__WHAT TO DO__
Set down the material below word for word, excluding the pictures.

-------------------------

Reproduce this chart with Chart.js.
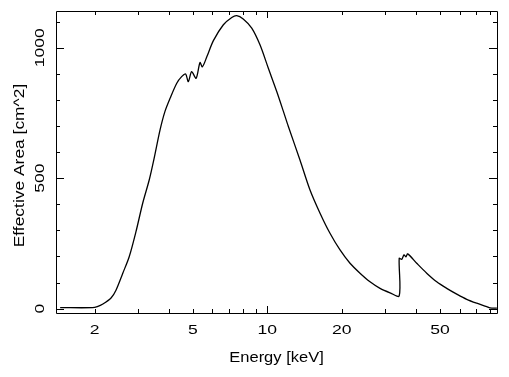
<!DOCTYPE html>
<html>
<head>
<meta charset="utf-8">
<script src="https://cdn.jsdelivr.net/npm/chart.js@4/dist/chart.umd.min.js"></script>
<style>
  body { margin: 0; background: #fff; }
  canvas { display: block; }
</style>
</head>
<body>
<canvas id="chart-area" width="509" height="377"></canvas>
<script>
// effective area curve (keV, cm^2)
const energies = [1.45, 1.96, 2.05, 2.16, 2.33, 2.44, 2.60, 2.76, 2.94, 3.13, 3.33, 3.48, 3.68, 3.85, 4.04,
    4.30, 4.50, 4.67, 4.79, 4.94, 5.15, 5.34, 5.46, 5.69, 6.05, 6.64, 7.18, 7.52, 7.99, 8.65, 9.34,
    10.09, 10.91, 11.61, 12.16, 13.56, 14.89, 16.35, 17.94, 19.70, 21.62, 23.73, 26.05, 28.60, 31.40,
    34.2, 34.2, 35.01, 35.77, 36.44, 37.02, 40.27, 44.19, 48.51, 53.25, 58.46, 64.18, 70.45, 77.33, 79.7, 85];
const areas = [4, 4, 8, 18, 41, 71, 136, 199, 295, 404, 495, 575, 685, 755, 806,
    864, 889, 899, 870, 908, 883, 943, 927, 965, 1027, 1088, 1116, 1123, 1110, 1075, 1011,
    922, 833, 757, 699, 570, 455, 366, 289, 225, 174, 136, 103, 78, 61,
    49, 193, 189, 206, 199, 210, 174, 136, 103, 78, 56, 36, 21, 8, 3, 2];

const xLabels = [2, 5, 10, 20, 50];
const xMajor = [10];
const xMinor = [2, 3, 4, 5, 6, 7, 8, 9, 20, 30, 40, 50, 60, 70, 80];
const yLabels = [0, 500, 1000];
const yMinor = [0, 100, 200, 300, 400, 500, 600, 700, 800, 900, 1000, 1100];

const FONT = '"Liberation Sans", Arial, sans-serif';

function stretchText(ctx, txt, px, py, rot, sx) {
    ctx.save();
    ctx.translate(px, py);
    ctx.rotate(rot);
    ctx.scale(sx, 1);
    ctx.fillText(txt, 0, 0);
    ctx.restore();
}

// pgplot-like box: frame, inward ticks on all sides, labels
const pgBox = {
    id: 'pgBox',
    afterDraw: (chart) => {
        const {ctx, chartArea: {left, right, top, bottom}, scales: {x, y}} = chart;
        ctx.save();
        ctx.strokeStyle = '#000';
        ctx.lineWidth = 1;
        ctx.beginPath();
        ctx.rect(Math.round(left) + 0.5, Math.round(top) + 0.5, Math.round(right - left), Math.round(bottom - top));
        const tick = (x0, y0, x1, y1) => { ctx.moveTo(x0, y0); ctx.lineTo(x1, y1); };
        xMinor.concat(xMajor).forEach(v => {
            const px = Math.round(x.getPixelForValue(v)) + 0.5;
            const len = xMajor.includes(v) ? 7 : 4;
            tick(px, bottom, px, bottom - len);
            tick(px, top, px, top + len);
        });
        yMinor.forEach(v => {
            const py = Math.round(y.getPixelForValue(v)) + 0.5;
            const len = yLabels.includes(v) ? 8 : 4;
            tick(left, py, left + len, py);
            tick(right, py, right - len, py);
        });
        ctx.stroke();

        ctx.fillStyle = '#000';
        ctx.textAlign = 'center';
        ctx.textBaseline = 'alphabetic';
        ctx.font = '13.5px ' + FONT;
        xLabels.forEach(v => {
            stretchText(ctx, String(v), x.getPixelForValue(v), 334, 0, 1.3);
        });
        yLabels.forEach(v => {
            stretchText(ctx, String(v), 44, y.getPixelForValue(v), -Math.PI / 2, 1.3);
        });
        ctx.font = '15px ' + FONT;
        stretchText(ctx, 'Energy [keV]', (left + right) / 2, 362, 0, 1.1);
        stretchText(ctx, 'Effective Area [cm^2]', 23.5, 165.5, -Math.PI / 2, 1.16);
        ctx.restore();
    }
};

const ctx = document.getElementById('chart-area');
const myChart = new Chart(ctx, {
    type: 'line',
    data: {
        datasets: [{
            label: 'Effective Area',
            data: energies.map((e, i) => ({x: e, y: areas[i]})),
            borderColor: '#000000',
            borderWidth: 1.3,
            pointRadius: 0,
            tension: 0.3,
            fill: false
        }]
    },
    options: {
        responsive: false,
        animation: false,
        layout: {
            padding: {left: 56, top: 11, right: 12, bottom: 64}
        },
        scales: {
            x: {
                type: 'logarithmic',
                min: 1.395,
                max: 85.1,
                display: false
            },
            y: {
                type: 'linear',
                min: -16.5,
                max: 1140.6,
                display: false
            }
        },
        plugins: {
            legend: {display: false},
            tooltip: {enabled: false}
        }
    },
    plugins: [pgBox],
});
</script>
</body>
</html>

-------------------------

__WRITTEN ANSWER__
Reproduce this chart with Chart.js.
<!DOCTYPE html>
<html>
<head>
<meta charset="utf-8">
<script src="https://cdn.jsdelivr.net/npm/chart.js@4/dist/chart.umd.min.js"></script>
<style>
  body { margin: 0; background: #fff; }
  canvas { display: block; }
</style>
</head>
<body>
<canvas id="chart-area" width="509" height="377"></canvas>
<script>
// effective area curve (keV, cm^2)
const energies = [1.45, 1.96, 2.05, 2.16, 2.33, 2.44, 2.60, 2.76, 2.94, 3.13, 3.33, 3.48, 3.68, 3.85, 4.04,
    4.30, 4.50, 4.67, 4.79, 4.94, 5.15, 5.34, 5.46, 5.69, 6.05, 6.64, 7.18, 7.52, 7.99, 8.65, 9.34,
    10.09, 10.91, 11.61, 12.16, 13.56, 14.89, 16.35, 17.94, 19.70, 21.62, 23.73, 26.05, 28.60, 31.40,
    34.2, 34.2, 35.01, 35.77, 36.44, 37.02, 40.27, 44.19, 48.51, 53.25, 58.46, 64.18, 70.45, 77.33, 79.7, 85];
const areas = [4, 4, 8, 18, 41, 71, 136, 199, 295, 404, 495, 575, 685, 755, 806,
    864, 889, 899, 870, 908, 883, 943, 927, 965, 1027, 1088, 1116, 1123, 1110, 1075, 1011,
    922, 833, 757, 699, 570, 455, 366, 289, 225, 174, 136, 103, 78, 61,
    49, 193, 189, 206, 199, 210, 174, 136, 103, 78, 56, 36, 21, 8, 3, 2];

const xLabels = [2, 5, 10, 20, 50];
const xMajor = [10];
const xMinor = [2, 3, 4, 5, 6, 7, 8, 9, 20, 30, 40, 50, 60, 70, 80];
const yLabels = [0, 500, 1000];
const yMinor = [0, 100, 200, 300, 400, 500, 600, 700, 800, 900, 1000, 1100];

const FONT = '"Liberation Sans", Arial, sans-serif';

function stretchText(ctx, txt, px, py, rot, sx) {
    ctx.save();
    ctx.translate(px, py);
    ctx.rotate(rot);
    ctx.scale(sx, 1);
    ctx.fillText(txt, 0, 0);
    ctx.restore();
}

// pgplot-like box: frame, inward ticks on all sides, labels
const pgBox = {
    id: 'pgBox',
    afterDraw: (chart) => {
        const {ctx, chartArea: {left, right, top, bottom}, scales: {x, y}} = chart;
        ctx.save();
        ctx.strokeStyle = '#000';
        ctx.lineWidth = 1;
        ctx.beginPath();
        ctx.rect(Math.round(left) + 0.5, Math.round(top) + 0.5, Math.round(right - left), Math.round(bottom - top));
        const tick = (x0, y0, x1, y1) => { ctx.moveTo(x0, y0); ctx.lineTo(x1, y1); };
        xMinor.concat(xMajor).forEach(v => {
            const px = Math.round(x.getPixelForValue(v)) + 0.5;
            const len = xMajor.includes(v) ? 7 : 4;
            tick(px, bottom, px, bottom - len);
            tick(px, top, px, top + len);
        });
        yMinor.forEach(v => {
            const py = Math.round(y.getPixelForValue(v)) + 0.5;
            const len = yLabels.includes(v) ? 8 : 4;
            tick(left, py, left + len, py);
            tick(right, py, right - len, py);
        });
        ctx.stroke();

        ctx.fillStyle = '#000';
        ctx.textAlign = 'center';
        ctx.textBaseline = 'alphabetic';
        ctx.font = '13.5px ' + FONT;
        xLabels.forEach(v => {
            stretchText(ctx, String(v), x.getPixelForValue(v), 334, 0, 1.3);
        });
        yLabels.forEach(v => {
            stretchText(ctx, String(v), 44, y.getPixelForValue(v), -Math.PI / 2, 1.3);
        });
        ctx.font = '15px ' + FONT;
        stretchText(ctx, 'Energy [keV]', (left + right) / 2, 362, 0, 1.1);
        stretchText(ctx, 'Effective Area [cm^2]', 23.5, 165.5, -Math.PI / 2, 1.16);
        ctx.restore();
    }
};

const ctx = document.getElementById('chart-area');
const myChart = new Chart(ctx, {
    type: 'line',
    data: {
        datasets: [{
            label: 'Effective Area',
            data: energies.map((e, i) => ({x: e, y: areas[i]})),
            borderColor: '#000000',
            borderWidth: 1.3,
            pointRadius: 0,
            tension: 0.3,
            fill: false
        }]
    },
    options: {
        responsive: false,
        animation: false,
        layout: {
            padding: {left: 56, top: 11, right: 12, bottom: 64}
        },
        scales: {
            x: {
                type: 'logarithmic',
                min: 1.395,
                max: 85.1,
                display: false
            },
            y: {
                type: 'linear',
                min: -16.5,
                max: 1140.6,
                display: false
            }
        },
        plugins: {
            legend: {display: false},
            tooltip: {enabled: false}
        }
    },
    plugins: [pgBox],
});
</script>
</body>
</html>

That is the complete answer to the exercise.